[start of STORED RECORDS]

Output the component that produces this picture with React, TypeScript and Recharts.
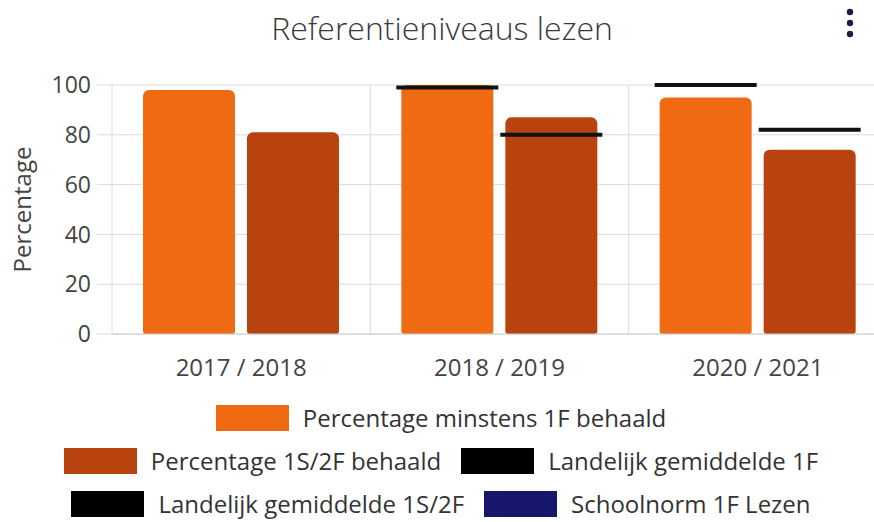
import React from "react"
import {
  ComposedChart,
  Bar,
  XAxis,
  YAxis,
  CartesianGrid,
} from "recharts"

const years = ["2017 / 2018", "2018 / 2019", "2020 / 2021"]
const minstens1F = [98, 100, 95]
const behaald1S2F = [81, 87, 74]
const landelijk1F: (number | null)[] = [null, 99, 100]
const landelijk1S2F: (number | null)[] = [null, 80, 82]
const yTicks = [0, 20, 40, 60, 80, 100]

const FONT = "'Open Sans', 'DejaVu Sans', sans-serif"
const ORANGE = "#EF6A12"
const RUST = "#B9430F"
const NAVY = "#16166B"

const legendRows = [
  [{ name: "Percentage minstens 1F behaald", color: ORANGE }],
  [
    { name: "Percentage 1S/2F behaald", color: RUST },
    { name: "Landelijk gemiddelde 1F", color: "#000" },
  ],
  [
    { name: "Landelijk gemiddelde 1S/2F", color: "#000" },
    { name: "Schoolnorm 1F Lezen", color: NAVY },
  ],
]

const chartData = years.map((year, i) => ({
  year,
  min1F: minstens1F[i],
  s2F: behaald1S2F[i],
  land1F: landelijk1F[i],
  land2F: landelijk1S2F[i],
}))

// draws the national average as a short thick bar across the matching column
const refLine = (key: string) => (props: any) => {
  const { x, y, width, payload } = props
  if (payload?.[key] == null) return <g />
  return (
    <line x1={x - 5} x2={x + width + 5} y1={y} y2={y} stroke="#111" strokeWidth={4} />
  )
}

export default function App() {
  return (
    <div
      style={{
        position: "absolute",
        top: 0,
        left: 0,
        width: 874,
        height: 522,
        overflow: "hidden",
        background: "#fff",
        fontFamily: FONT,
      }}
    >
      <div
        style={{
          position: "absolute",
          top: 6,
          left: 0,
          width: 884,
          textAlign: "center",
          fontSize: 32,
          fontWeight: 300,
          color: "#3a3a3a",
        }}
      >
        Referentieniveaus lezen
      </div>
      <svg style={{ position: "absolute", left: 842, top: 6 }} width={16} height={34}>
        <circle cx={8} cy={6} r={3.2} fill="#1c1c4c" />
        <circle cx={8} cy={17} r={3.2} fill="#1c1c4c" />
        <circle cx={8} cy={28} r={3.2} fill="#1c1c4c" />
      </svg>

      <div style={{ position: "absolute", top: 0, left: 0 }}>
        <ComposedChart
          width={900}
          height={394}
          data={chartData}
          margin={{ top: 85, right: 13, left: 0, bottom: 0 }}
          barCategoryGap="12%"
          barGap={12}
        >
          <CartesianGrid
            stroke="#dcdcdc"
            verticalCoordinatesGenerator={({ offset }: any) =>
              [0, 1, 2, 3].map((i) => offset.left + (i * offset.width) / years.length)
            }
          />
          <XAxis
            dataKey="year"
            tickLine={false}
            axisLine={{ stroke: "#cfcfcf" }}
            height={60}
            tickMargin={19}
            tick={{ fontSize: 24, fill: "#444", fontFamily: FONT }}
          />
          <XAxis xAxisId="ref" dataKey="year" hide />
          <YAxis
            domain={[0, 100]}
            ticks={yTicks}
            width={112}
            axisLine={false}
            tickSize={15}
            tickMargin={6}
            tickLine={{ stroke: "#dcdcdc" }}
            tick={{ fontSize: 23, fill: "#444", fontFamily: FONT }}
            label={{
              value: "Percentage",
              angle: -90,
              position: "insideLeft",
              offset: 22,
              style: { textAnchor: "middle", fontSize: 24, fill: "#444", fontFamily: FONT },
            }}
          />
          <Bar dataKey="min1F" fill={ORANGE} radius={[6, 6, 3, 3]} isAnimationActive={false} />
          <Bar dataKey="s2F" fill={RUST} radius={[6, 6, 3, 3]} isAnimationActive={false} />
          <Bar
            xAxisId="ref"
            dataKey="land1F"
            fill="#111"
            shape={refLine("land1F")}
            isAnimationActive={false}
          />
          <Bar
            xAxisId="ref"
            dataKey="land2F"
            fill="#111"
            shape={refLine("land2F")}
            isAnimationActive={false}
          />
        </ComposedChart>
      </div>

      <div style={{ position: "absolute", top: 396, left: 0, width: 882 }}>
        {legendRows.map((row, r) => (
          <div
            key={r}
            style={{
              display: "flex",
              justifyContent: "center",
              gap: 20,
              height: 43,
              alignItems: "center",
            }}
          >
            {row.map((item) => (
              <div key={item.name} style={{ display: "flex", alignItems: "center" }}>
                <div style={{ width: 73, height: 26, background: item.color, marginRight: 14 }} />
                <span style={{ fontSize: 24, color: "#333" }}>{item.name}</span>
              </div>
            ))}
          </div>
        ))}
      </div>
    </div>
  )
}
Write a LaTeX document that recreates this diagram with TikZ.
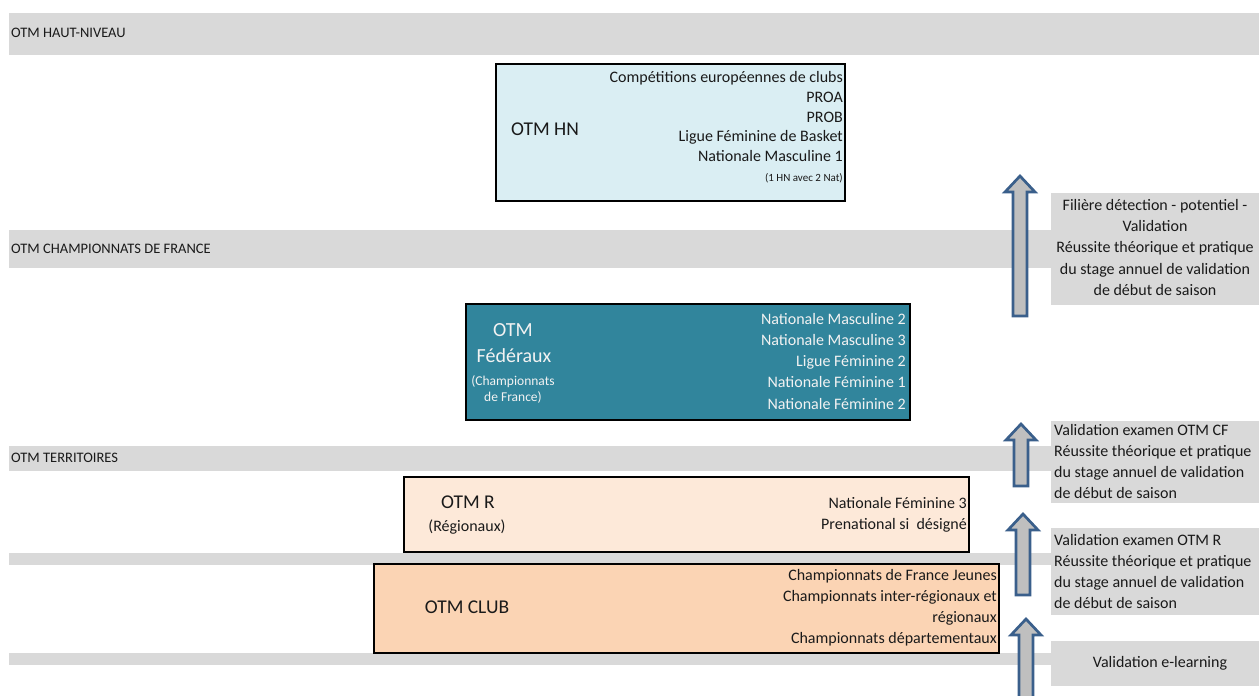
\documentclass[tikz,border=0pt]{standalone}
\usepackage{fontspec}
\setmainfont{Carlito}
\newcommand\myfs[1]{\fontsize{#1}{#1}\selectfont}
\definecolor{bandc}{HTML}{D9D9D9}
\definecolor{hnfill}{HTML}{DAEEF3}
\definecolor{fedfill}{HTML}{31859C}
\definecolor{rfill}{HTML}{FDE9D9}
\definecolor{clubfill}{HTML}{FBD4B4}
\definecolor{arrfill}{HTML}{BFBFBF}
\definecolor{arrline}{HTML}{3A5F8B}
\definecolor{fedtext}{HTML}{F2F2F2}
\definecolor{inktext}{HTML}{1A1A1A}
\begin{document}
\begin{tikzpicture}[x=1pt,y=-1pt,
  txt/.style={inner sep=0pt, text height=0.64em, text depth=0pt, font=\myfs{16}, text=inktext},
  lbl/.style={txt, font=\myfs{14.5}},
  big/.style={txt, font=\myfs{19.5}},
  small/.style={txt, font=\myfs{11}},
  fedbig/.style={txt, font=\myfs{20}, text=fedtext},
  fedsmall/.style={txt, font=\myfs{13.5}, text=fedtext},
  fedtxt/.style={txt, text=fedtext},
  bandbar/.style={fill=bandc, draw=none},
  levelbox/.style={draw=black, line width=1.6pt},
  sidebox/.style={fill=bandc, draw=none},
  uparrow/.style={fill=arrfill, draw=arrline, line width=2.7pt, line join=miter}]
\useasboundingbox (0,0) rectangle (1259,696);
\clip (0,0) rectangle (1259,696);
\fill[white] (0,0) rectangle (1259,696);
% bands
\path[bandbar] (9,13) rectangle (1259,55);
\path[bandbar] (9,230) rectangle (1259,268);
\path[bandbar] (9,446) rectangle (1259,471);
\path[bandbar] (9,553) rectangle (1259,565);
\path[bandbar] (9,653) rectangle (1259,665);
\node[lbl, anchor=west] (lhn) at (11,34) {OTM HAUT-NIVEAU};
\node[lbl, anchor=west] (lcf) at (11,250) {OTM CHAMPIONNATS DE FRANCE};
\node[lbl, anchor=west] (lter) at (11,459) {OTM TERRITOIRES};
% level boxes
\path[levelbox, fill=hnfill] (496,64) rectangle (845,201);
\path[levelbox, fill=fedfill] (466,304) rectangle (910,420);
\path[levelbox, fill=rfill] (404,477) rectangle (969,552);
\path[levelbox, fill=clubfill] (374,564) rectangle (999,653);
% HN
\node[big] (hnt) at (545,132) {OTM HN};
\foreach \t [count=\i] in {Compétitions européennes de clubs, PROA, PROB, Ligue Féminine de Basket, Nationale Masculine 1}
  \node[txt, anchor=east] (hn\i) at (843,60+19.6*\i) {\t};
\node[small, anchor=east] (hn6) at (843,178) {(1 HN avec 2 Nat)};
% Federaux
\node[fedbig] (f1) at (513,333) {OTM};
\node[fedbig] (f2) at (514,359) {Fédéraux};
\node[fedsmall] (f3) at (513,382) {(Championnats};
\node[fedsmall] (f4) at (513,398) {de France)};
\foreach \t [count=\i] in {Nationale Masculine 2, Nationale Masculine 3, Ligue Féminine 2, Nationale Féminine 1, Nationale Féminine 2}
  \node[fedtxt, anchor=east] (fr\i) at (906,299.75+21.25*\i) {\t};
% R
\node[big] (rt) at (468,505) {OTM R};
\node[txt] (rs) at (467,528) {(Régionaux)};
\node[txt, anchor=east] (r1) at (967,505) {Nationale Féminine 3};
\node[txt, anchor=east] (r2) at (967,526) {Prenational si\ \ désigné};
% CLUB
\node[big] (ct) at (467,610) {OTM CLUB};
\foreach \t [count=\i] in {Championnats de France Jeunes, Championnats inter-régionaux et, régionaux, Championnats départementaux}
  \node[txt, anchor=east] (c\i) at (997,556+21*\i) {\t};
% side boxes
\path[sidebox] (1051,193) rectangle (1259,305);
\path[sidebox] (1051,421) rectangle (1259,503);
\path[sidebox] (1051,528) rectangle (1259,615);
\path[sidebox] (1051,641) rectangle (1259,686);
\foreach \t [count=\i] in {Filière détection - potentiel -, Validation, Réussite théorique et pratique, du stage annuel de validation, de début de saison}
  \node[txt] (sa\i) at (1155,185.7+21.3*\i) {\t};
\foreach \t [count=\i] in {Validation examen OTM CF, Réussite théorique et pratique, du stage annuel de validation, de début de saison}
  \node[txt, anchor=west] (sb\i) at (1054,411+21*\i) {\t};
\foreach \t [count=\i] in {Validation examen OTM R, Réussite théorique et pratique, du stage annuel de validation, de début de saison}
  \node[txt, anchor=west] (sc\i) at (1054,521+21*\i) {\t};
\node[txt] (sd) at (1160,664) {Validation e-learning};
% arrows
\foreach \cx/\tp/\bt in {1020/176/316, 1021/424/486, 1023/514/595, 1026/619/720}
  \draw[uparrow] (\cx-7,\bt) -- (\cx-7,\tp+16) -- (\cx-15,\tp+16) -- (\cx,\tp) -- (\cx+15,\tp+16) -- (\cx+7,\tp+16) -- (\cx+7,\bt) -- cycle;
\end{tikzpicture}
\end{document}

[end of STORED RECORDS]

*TASK PROMPT*
Look through the records and gather every line containing "with".

*EXERCISE RESPONSE*
Output the component that produces this picture with React, TypeScript and Recharts.
Write a LaTeX document that recreates this diagram with TikZ.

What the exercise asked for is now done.